NEW YORK Roger Straus, the late founder and longtime leader of Farrar, Straus & Giroux, regarded his company as a family and liked to boast that "we publish authors, not books."
And what authors: Isaac Bashevis Singer, Susan Sontag, Bernard Malamud, Grace Paley, Derek Walcott, all of whom stayed for decades, regardless of how many books they sold, or how much (or little) they were paid.
But now one Farrar star, who has praised Roger Straus for taking a chance on him when no one else would, is leaving after more than 40 years, millions of sales, numerous awards and countless controversies.
Tom Wolfe, the white-suited "New Journalist," satirist and fiction writer, ended his relationship with Farrar, Straus recently, signing with Little, Brown & Co. for a planned novel about Miami, "Back to Blood."

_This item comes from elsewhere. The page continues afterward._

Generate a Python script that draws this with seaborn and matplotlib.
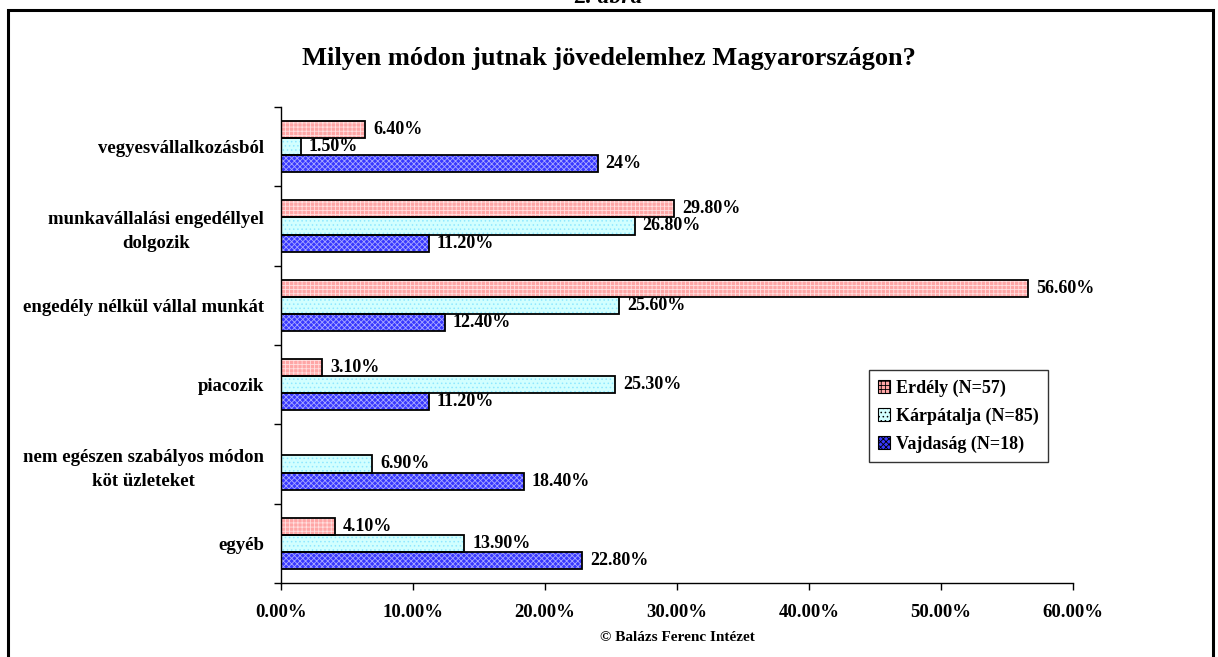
import numpy as np
import pandas as pd
import matplotlib
matplotlib.use('Agg')
import matplotlib.pyplot as plt
import seaborn as sns
from matplotlib.patches import Rectangle, Patch

# data
categories = ['vegyesvállalkozásból',
              'munkavállalási engedéllyel\ndolgozik',
              'engedély nélkül vállal munkát',
              'piacozik',
              'nem egészen szabályos módon\nköt üzleteket',
              'egyéb']
series = ['Erdély (N=57)', 'Kárpátalja (N=85)', 'Vajdaság (N=18)']
erdely = [6.4, 29.8, 56.6, 3.1, np.nan, 4.1]
karpatalja = [1.5, 26.8, 25.6, 25.3, 6.9, 13.9]
vajdasag = [24.0, 11.2, 12.4, 11.2, 18.4, 22.8]
erdely_labels = ['6.40%', '29.80%', '56.60%', '3.10%', '', '4.10%']
karpatalja_labels = ['1.50%', '26.80%', '25.60%', '25.30%', '6.90%', '13.90%']
vajdasag_labels = ['24%', '11.20%', '12.40%', '11.20%', '18.40%', '22.80%']
x_ticks = [0, 10, 20, 30, 40, 50, 60]
x_tick_labels = ['0.00%', '10.00%', '20.00%', '30.00%', '40.00%', '50.00%', '60.00%']

rows = []
for s, vals in zip(series, [erdely, karpatalja, vajdasag]):
    for c, v in zip(categories, vals):
        rows.append({'category': c, 'series': s, 'value': v})
df = pd.DataFrame(rows).dropna()
labels = dict(zip(series, [erdely_labels, karpatalja_labels, vajdasag_labels]))

# face colour, hatch, hatch colour
styles = {
    series[0]: ('#ffa6a6', '++++', '#ffe0e0'),
    series[1]: ('#d2ffff', '....', '#8fe8ff'),
    series[2]: ('#3838ff', 'xxxxxx', '#a8a8ff'),
}

sns.set_style('white')
plt.rcParams['font.family'] = ['Liberation Serif', 'DejaVu Serif']
plt.rcParams['font.weight'] = 'bold'
plt.rcParams['text.color'] = 'black'
plt.rcParams['xtick.color'] = 'black'
plt.rcParams['ytick.color'] = 'black'
plt.rcParams['axes.labelcolor'] = 'black'
plt.rcParams['hatch.linewidth'] = 0.6

fig = plt.figure(figsize=(12.18, 6.57), dpi=100)
ax = fig.add_axes([281 / 1218, 1 - 583 / 657, 792 / 1218, 476 / 657])

sns.barplot(data=df, x='value', y='category', hue='series', order=categories,
            hue_order=series, orient='h', width=0.65, legend=False,
            palette=[styles[s][0] for s in series], ax=ax)

for s, cont in zip(series, ax.containers):
    face, hatch, hcol = styles[s]
    for bar in cont:
        bar.set_facecolor(face)
        bar.set_hatch(hatch)
        bar.set_edgecolor(hcol)
        bar.set_linewidth(0)
        x0, y0 = bar.get_x(), bar.get_y()
        w, h = bar.get_width(), bar.get_height()
        ax.add_patch(Rectangle((x0, y0), w, h, fill=False, ec='black', lw=1.3, zorder=3))
        idx = int(round(y0 + h / 2))
        ax.text(x0 + w + 0.6, y0 + h / 2, labels[s][idx], va='center', ha='left',
                fontsize=13, fontweight='bold')

ax.set_xlim(0, 60)
ax.set_ylim(len(categories) - 0.5, -0.5)
ax.set_xticks(x_ticks)
ax.set_xticklabels(x_tick_labels, fontsize=13.5, fontweight='bold')
ax.set_yticks(range(len(categories)))
ax.set_yticklabels(categories, fontsize=13.5, fontweight='bold')
for t in ax.get_yticklabels():
    t.set_multialignment('center')
    t.set_linespacing(1.5)
ax.set_yticks(np.arange(-0.5, len(categories)), minor=True)
ax.tick_params(axis='y', which='major', length=0, pad=12)
ax.tick_params(axis='y', which='minor', length=5, width=1, color='black', direction='out', left=True)
ax.tick_params(axis='x', length=5, width=1, color='black', direction='out', bottom=True, pad=10)
ax.set_xlabel('© Balázs Ferenc Intézet', fontsize=11, fontweight='bold', labelpad=7)
ax.set_ylabel('')
for side in ['top', 'right']:
    ax.spines[side].set_visible(False)
for side in ['left', 'bottom']:
    ax.spines[side].set_color('black')
    ax.spines[side].set_linewidth(1)

handles = [Patch(facecolor=styles[s][0], edgecolor=styles[s][2], hatch=styles[s][1], lw=0) for s in series]
leg = ax.legend(handles, series, loc='upper left', bbox_to_anchor=(0.742, 0.447),
                frameon=True, fancybox=False, handlelength=0.7,
                handleheight=0.7, handletextpad=0.3, labelspacing=0.6,
                borderpad=0.5, borderaxespad=0, prop={'weight': 'bold', 'size': 13})
leg.get_frame().set_edgecolor('black')
leg.get_frame().set_linewidth(1)
for lh in leg.legend_handles:
    lh.set_edgecolor('black')
    lh.set_linewidth(0.8)

fig.text(0.5, 1 - 58 / 657, 'Milyen módon jutnak jövedelemhez Magyarországon?',
         ha='center', va='center', fontsize=19, fontweight='bold')
fig.text(0.5, 1.004, '2. ábra', ha='center', va='center', fontsize=17,
         fontweight='bold', style='italic')
fig.add_artist(Rectangle((8 / 1218, -0.05), 1205 / 1218, 1.05 - 10 / 657,
                         transform=fig.transFigure, fill=False, ec='black', lw=2.2))

fig.savefig('out.png', dpi=100)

With sales for his most recent novel, "I Am Charlotte Simmons," well below those for his celebrated "The Bonfire of the Vanities," Wolfe and Farrar, Straus couldn't agree on terms for his next book. Wolfe wanted at least $5 million, more than Farrar was willing to risk.
"We have an old-fashioned model for publishing, which is to publish someone well and consistently for a long time," Farrar publisher Jonathan Galassi said. "That is a model that works well; it's when money rears its ugly head that you have a problem. And we had that with Tom."
Readers may not know, or care, whether an author sticks with Farrar, Straus or Little, Brown, but within the industry there is a long, proud history of writers who became inseparable from their publishers: John Steinbeck and Viking, William Styron and Random House, Ernest Hemingway and Scribner. Even Wolfe liked to call himself the "Cal Ripken" of the book world for his uninterrupted streak with Farrar, Straus longer, he noted, than Steinbeck's time with Viking.
The business is far larger, more fickle and more impersonal than when Wolfe first joined Farrar, in 1965, but most of the major publishers still have a core of veteran authors who have stayed in one place: David McCullough and Mary Higgins Clark at Simon & Schuster, Maya Angelou and E.L. Doctorow at Random House, Russell Banks and Tony Hillerman at HarperCollins.
Longevity can be a story of personal or professional loyalty. At Grove/Atlantic, publisher Morgan Entrekin and author P.J. O'Rourke are so close that Entrekin served as best man at O'Rourke's wedding. Studs Terkel has a decades-long bond with New Press publisher Andre Schiffrin, as does Angelou with editor Bob Loomis. Wolfe worked for years at Farrar, Straus with editor Pat Strachan, who will again handle the author at Little, Brown.